Set problem =
Print, please, exactly and only the lines between the line holding "Give me the D3.js source for this chart." and the line holding "var h = 445;", inclusive, omitting any pictures.

Stored data =
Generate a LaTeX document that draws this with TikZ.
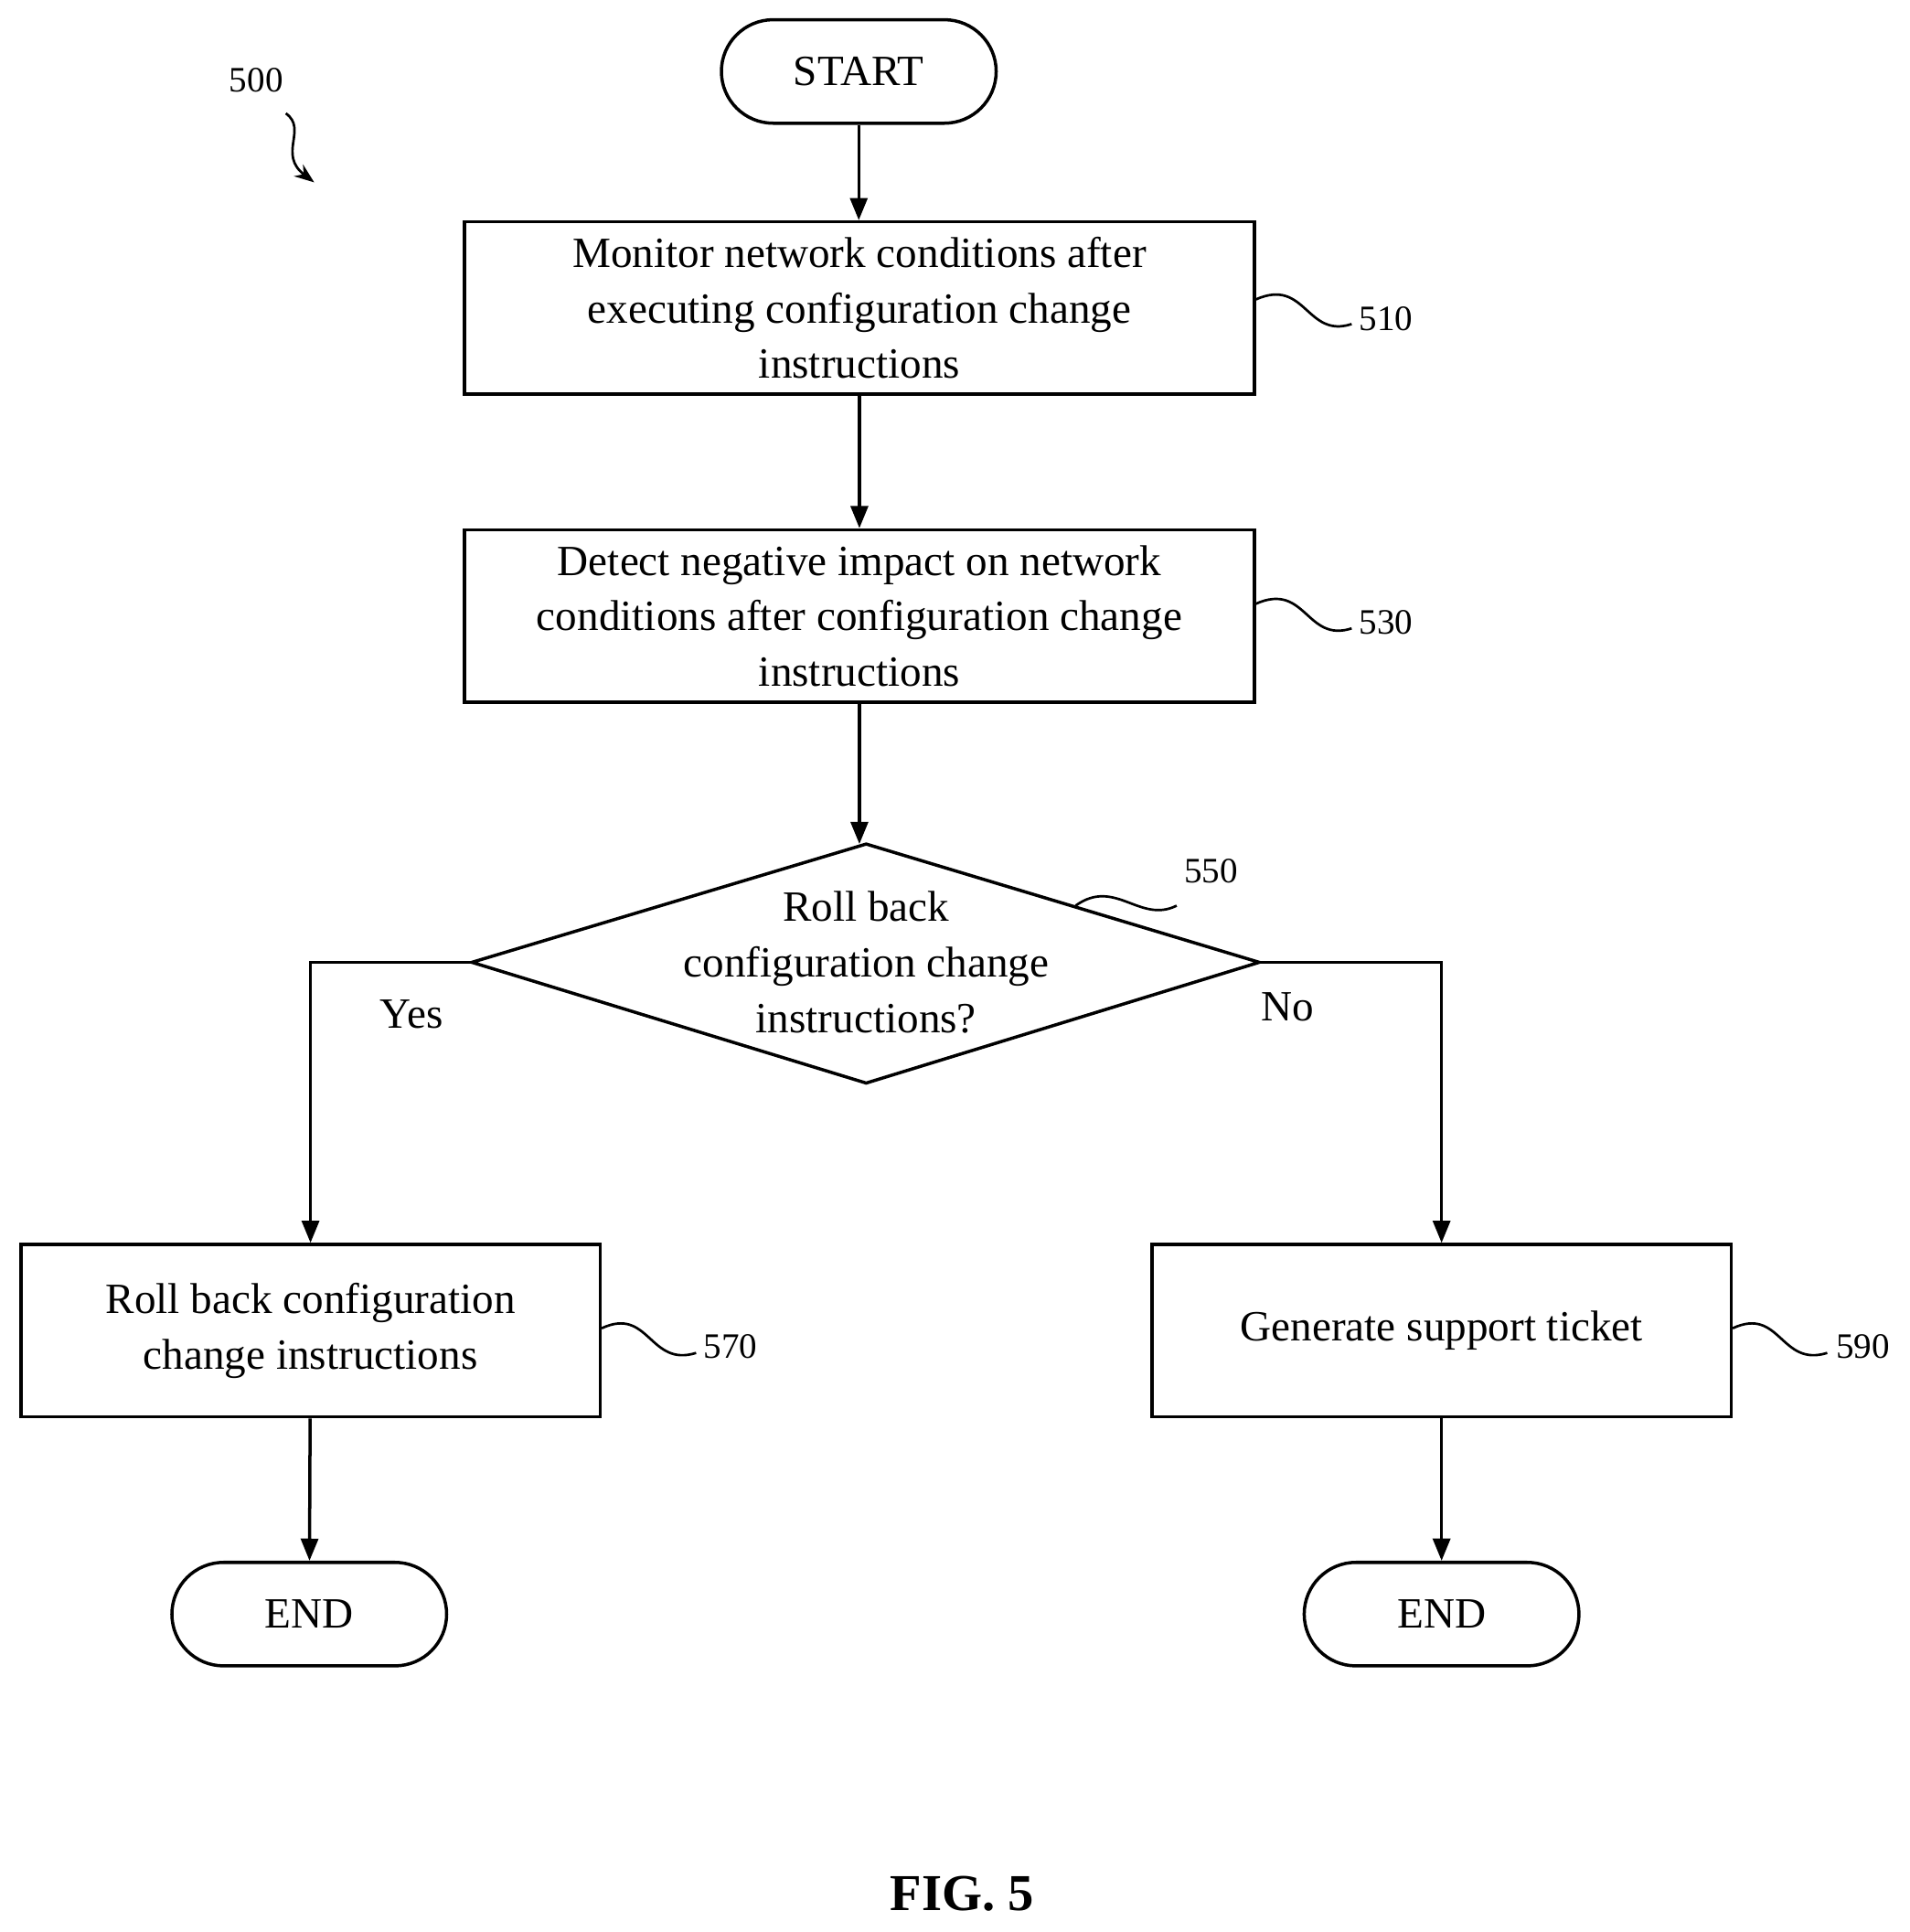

==

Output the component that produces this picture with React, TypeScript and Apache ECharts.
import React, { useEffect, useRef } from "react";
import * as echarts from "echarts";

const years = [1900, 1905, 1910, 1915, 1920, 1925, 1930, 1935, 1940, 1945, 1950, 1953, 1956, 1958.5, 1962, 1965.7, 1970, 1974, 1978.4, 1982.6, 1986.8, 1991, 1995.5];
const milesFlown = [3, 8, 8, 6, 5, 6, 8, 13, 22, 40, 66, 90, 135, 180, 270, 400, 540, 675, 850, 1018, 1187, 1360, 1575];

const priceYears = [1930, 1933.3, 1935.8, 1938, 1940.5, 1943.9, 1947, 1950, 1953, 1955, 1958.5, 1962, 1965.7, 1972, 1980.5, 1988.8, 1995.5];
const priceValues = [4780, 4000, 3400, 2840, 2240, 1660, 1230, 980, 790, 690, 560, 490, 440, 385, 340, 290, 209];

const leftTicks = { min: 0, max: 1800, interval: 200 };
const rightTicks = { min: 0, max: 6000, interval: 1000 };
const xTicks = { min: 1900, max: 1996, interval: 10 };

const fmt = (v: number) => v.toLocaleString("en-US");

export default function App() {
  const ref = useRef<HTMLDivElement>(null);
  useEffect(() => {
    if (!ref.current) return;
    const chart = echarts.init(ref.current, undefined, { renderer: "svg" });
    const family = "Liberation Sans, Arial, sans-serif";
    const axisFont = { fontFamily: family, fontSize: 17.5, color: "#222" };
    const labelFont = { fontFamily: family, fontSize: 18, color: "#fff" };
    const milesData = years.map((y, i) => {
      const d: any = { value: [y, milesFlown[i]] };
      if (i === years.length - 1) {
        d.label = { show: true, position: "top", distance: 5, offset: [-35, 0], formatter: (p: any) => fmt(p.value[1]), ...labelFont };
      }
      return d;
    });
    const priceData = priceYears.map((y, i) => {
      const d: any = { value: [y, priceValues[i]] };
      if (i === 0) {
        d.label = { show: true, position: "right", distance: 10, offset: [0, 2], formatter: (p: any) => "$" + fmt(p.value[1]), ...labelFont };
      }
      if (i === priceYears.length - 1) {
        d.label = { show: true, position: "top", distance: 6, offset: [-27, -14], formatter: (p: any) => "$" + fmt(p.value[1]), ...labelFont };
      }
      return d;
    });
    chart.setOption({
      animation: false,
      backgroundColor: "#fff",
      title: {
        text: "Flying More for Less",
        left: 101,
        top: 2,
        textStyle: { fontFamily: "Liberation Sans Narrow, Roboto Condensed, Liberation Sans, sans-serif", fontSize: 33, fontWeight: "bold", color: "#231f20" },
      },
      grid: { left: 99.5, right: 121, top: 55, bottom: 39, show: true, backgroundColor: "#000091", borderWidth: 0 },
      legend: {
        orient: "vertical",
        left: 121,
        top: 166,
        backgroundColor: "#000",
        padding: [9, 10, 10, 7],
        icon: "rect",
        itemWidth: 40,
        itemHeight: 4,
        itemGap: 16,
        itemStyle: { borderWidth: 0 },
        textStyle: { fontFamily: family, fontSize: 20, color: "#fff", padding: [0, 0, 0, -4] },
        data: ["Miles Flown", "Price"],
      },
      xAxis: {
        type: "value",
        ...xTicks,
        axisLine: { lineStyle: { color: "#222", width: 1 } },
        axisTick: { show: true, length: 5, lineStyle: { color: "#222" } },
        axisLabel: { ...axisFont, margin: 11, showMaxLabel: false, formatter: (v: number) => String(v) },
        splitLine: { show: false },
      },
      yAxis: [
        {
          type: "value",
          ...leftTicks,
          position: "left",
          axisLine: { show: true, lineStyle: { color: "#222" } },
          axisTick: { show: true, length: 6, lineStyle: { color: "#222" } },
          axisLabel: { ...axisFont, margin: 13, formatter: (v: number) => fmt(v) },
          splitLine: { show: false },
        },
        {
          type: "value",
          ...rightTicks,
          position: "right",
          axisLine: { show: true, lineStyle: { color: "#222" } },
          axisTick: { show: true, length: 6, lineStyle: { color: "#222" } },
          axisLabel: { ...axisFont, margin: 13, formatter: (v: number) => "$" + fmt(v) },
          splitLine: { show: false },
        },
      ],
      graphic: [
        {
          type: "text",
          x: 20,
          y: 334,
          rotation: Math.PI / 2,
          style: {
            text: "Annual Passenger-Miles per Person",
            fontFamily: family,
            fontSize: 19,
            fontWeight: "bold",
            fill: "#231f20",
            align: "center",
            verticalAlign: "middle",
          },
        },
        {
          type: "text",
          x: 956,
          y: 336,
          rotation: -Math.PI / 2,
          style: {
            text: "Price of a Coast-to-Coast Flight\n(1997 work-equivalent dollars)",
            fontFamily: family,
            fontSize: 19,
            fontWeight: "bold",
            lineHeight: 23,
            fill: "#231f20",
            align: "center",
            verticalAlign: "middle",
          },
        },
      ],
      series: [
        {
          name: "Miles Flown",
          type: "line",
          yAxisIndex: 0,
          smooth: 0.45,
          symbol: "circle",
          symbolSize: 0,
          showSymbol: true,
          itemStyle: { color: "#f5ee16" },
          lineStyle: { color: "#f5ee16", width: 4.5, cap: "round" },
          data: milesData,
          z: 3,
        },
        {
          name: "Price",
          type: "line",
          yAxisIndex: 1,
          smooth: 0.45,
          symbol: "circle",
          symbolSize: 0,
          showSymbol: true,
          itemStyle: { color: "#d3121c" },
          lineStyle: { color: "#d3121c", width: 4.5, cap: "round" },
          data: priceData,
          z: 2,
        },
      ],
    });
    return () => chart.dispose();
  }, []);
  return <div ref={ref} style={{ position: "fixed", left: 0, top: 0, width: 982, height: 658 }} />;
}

...

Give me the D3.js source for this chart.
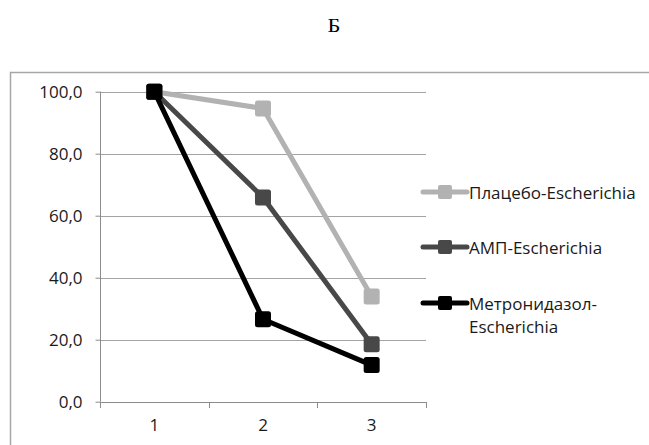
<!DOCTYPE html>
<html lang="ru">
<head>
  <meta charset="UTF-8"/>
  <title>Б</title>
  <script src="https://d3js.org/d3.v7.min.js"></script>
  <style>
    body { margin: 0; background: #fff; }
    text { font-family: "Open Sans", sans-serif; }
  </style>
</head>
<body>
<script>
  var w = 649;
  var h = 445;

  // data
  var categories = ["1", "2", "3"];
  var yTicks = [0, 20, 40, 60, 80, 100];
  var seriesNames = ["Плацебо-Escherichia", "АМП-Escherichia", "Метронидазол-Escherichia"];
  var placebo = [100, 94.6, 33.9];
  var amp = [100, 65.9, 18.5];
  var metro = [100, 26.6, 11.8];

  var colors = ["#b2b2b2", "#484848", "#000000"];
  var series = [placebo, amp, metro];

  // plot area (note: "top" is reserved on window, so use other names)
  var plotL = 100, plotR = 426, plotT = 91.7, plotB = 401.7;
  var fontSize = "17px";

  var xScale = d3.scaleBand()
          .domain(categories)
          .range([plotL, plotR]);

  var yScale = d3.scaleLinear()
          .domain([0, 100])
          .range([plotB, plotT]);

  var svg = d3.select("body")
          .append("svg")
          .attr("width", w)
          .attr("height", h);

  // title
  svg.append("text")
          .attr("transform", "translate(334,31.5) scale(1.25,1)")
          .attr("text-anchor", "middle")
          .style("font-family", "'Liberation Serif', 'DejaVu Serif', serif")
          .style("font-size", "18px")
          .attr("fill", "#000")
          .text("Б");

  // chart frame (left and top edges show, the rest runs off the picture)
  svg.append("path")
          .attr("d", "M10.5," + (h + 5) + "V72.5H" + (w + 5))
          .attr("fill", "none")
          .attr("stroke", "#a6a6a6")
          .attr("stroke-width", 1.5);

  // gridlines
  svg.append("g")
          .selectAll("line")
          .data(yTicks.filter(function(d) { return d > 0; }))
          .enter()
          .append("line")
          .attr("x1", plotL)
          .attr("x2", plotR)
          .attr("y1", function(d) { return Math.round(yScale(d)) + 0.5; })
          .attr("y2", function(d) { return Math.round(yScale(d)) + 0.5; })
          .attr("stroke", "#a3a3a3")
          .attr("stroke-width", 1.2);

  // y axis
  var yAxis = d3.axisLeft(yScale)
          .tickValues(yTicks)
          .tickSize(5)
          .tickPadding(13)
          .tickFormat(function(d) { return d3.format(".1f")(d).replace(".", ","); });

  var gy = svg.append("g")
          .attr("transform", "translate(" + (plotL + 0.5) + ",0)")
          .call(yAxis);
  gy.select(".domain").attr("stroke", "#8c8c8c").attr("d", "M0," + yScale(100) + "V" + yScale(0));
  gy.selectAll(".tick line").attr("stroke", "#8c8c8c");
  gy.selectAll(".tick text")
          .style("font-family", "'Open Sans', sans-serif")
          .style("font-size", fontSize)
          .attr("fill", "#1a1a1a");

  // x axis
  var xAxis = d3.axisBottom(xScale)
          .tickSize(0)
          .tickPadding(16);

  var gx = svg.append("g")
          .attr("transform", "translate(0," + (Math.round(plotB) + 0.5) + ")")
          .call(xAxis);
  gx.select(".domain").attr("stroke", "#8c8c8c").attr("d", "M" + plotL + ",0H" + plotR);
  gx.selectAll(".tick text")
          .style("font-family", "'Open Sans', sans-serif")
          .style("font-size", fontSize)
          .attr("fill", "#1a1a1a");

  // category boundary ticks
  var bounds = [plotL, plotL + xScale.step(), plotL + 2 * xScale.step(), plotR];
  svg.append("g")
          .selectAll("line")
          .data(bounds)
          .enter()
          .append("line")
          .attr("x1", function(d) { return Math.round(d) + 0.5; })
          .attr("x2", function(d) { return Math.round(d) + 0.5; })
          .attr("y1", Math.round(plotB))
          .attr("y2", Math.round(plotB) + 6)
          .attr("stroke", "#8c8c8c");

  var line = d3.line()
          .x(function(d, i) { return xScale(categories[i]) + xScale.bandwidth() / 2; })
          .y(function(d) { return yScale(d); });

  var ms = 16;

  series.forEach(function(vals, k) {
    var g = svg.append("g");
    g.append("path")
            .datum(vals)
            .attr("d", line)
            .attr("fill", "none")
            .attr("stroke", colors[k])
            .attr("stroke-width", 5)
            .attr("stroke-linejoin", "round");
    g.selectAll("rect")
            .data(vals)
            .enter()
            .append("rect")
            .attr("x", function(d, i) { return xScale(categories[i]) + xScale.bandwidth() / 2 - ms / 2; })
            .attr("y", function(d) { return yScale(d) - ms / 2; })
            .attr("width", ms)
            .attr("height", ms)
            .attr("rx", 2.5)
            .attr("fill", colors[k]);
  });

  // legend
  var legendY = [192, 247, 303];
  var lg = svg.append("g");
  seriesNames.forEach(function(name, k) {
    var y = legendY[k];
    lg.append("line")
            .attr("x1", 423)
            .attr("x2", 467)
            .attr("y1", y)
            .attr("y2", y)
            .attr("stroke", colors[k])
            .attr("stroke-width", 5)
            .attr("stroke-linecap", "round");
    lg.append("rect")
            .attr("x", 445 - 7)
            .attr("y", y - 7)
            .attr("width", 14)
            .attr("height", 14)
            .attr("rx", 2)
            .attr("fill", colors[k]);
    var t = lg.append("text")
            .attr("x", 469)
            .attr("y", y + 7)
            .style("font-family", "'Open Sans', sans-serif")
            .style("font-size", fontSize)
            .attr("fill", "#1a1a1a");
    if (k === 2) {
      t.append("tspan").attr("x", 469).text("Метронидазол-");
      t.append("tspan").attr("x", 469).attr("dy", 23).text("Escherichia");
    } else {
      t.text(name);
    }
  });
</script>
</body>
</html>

Solution below =
Give me the D3.js source for this chart.
<!DOCTYPE html>
<html lang="ru">
<head>
  <meta charset="UTF-8"/>
  <title>Б</title>
  <script src="https://d3js.org/d3.v7.min.js"></script>
  <style>
    body { margin: 0; background: #fff; }
    text { font-family: "Open Sans", sans-serif; }
  </style>
</head>
<body>
<script>
  var w = 649;
  var h = 445;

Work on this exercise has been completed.